ADDITIONAL IMPORTANT INFORMATION

  • Medical emergencies and ambulance travel: If a rider is injured and requires medical attention, organisers will transport the rider to the nearest clinic. In some sections this can be a 2-3 hour drive. The clinic may, or may not, have bulk-billing facilities. For serious injuries we would seek assistance with evacuation via Queensland Ambulance or helicopter that provide free services, however the nearest ambulance service may be some distance away.
  • Bikes and scratching: Bikes will be transported by trailer to the start of the Tour and possibly at other times; and so arises the possibility of scratching. Riders should bring along their own tape and bubble-wrap to avoid this. All care will be taken by organisers, but riders who are seriously worried about their bikes should make arrangements to make their own way to the start of the Tour.

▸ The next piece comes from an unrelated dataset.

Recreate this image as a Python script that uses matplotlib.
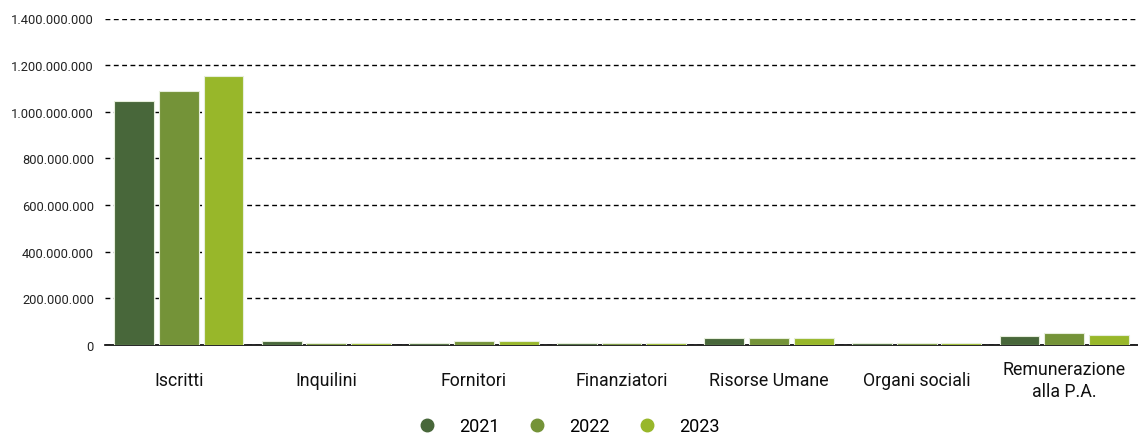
import matplotlib.pyplot as plt
import numpy as np
from matplotlib.ticker import FuncFormatter
from matplotlib.lines import Line2D

plt.rcParams['font.family'] = ['Roboto', 'DejaVu Sans']

# ------------------------------------------------------------
# Dati
# ------------------------------------------------------------
categorie = ["Iscritti", "Inquilini", "Fornitori", "Finanziatori",
             "Risorse Umane", "Organi sociali", "Remunerazione\nalla P.A."]
anni = ["2021", "2022", "2023"]
valori_2021 = [1046e6, 16e6, 8e6, 8e6, 29e6, 7e6, 37e6]
valori_2022 = [1089e6, 9e6, 16e6, 8e6, 29e6, 7e6, 50e6]
valori_2023 = [1152e6, 9e6, 16e6, 8e6, 29e6, 7e6, 43e6]
colori = ["#48673a", "#749338", "#98b72a"]

serie = [valori_2021, valori_2022, valori_2023]

fig = plt.figure(figsize=(11.38, 4.35), dpi=100)
ax = fig.add_axes([105 / 1138, 89 / 435, 1 - 105 / 1138, (346 - 19.5) / 435])

x = np.arange(len(categorie))
w = 0.27
step = 0.303
for i, (vals, col) in enumerate(zip(serie, colori)):
    ax.bar(x + (i - 1) * step, vals, width=w, color=col,
           edgecolor="#e6eedb", linewidth=0.8, zorder=3)

ax.set_xlim(-0.5, len(categorie) - 0.5)
ax.set_ylim(0, 1.4e9)
ax.set_yticks(np.arange(0, 1.4e9 + 1, 2e8))
ax.yaxis.set_major_formatter(FuncFormatter(lambda v, p: f"{int(v):,}".replace(",", ".")))
ax.grid(axis="y", linestyle=(0, (3.5, 2.5)), color="black", linewidth=1, zorder=1)

for s in ["top", "right", "left"]:
    ax.spines[s].set_visible(False)
ax.spines["bottom"].set_linewidth(1.2)
ax.tick_params(axis="y", length=0, pad=8, labelsize=9.3, labelcolor="#222222")
ax.tick_params(axis="x", length=0, pad=25, labelsize=12.8, labelcolor="#111111")

ax.set_xticks(x)
ax.set_xticklabels(categorie, linespacing=1.3)
for lab in ax.get_xticklabels():
    lab.set_va("center")

handles = [Line2D([0], [0], marker="o", linestyle="", markersize=9,
                  markerfacecolor=c, markeredgecolor=c) for c in colori]
fig.legend(handles, anni, loc="lower center", ncol=3, frameon=False,
           fontsize=13, bbox_to_anchor=(0.5, -0.04), handlelength=1.0,
           handletextpad=1.3, columnspacing=1.55)

fig.savefig("out.png", dpi=100)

  • Insurance: It is strongly recommended that riders take out their own Personal Accident and bike damage insurance. This may, for example, be obtained from organisations such as Cycling Australia / Bike Queensland / Mountain Bike Australia or Velosure etc. Consider covering yourself for injury, injuring someone else, causing damage to someone else’s property or your own bike!  Note – this type of insurance is not provided as part of your Registration Fee.
  • Climate: September/October is the Far North’s driest month so there is a good chance that it won’t rain. However, this is the wet tropics so it could! Days will be warm and could get quite hot in the afternoons depending on how far away from the coast we are. Nights however, could still be quite cool. For most of the trip the altitude would be from 500 to 900 metres.

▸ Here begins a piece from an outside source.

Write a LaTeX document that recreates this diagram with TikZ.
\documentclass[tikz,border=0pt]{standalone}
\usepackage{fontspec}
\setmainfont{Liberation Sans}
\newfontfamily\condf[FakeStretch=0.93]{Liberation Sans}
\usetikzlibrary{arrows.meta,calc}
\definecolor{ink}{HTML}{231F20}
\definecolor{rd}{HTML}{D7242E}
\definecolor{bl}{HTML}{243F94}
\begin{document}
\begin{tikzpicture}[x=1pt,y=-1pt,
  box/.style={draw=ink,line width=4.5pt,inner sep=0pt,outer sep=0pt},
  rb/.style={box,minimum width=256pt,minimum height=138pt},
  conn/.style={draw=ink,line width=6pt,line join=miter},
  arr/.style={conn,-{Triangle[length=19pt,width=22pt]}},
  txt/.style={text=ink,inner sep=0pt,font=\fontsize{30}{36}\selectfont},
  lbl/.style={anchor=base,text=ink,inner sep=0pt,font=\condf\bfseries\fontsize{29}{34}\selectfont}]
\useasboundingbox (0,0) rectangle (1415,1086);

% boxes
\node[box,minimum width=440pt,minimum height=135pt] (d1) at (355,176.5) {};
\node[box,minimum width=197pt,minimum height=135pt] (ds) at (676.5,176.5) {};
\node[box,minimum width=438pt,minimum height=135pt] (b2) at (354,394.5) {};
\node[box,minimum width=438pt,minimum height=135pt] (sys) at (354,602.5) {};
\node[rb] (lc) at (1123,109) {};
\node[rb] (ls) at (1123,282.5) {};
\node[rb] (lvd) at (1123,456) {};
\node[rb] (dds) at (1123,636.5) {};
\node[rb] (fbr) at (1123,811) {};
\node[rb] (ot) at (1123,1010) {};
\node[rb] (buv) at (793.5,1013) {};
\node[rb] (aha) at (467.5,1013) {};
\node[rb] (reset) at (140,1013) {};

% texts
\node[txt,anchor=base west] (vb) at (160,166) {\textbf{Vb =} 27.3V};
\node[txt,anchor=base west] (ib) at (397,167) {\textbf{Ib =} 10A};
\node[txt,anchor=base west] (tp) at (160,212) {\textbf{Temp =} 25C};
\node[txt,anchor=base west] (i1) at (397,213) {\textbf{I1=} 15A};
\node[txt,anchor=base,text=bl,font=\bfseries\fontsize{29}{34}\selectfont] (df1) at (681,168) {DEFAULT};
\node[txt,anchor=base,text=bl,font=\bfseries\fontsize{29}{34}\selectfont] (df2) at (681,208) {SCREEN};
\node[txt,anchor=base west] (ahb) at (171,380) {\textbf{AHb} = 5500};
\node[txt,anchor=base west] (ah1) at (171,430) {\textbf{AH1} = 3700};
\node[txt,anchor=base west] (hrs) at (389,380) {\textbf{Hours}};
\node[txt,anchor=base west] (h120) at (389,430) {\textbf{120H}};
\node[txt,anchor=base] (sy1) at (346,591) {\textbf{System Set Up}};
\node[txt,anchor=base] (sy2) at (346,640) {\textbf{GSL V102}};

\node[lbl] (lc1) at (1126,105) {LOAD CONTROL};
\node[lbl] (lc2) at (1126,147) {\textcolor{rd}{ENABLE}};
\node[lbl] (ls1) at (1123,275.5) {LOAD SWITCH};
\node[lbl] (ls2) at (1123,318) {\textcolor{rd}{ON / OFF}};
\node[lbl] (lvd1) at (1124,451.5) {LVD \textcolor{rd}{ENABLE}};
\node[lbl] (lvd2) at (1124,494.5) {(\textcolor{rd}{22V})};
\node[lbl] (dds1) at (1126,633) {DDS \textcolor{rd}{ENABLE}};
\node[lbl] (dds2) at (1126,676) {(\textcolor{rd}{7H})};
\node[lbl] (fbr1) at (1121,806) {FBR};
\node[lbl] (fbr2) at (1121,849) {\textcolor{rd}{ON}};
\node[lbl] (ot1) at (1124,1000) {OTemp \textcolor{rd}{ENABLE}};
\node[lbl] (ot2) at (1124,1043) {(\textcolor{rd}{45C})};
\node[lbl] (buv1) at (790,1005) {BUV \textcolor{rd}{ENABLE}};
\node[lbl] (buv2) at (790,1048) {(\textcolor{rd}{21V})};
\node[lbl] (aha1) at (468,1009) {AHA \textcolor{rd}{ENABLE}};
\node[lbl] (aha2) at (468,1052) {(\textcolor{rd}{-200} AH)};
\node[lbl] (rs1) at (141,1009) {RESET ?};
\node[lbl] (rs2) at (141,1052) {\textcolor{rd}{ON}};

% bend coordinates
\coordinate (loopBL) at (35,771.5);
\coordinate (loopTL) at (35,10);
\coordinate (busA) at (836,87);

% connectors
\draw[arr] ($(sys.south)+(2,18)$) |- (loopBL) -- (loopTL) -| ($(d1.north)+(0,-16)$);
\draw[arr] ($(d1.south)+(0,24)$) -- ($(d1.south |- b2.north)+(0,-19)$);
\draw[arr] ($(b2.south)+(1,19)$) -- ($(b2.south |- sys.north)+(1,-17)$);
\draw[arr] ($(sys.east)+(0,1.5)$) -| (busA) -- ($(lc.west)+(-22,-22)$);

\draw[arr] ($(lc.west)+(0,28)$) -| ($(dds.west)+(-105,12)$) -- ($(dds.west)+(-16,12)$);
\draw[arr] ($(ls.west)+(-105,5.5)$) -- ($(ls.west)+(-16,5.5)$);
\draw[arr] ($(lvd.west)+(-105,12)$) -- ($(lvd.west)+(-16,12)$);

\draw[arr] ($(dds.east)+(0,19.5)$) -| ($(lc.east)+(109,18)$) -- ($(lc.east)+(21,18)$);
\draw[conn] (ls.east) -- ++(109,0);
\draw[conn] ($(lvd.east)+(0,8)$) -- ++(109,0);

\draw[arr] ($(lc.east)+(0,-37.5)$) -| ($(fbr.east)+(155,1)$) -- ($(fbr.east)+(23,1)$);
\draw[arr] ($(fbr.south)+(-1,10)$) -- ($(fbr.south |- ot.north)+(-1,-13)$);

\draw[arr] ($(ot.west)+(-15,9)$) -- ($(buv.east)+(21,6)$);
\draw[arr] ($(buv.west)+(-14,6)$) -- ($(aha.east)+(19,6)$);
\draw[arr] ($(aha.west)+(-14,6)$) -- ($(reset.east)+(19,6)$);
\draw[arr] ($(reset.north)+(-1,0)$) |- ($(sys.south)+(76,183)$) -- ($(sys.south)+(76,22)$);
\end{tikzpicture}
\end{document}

  • Riding on main highways: On planning this route every effort has been made to avoid being on main roads. We usually only have to negotiate about 20km of main highway on the entire trip. However we must ride in packs or groups on main highways and in single file. An escort vehicle with a flashing light and signs will accompany each group of riders. This arrangement is a condition of our police permit and cannot be avoided.
  • Riding on back roads: We can relax a little on roads where traffic is very low. But as cyclists on a friendly tour we should be prepared to stay back and give encouragement, advice and support to less-experienced riders. On dirt roads don’t ride too close. Give your fellow riders ample space to judge their line and to take evasive action if needed.
  • Daily routine: Riding starts at between 7.30 and 9.00 am depending on distance. We have a daily briefing on road conditions, safety and itinerary. Faster riders may be asked to stay back 30 minutes some days in order that riders do not get too strung out over the day.
  • Sustenance: Food will be healthy, hearty and heaps of it! As much as possible, meals will include fresh fruit and vegetables (including organic items bought along the way). Morning and afternoon teas of home-made cookies and cakes and fruit will be provided enroute. Where this is not possible, riders will be given snacks to carry with them. Water containers will be placed at regular points along the route. There will also be a range of fruit and snacks laid out after each day’s riding. Let us know of any dietary needs (vegetarian, milk intolerant etc). Drinks will be available at reasonable prices from the ‘Bikers Bar’ every evening (beer, wine, cider and soft drinks). By popular demand, this year we’ll also provide for sale, “reward for effort” items like chocolates, and “fuel” items like snakes and lollies.
  • RecyclingOur tour will recycle as much as possible, so be prepared to separate food scraps, tins, glass and general waste.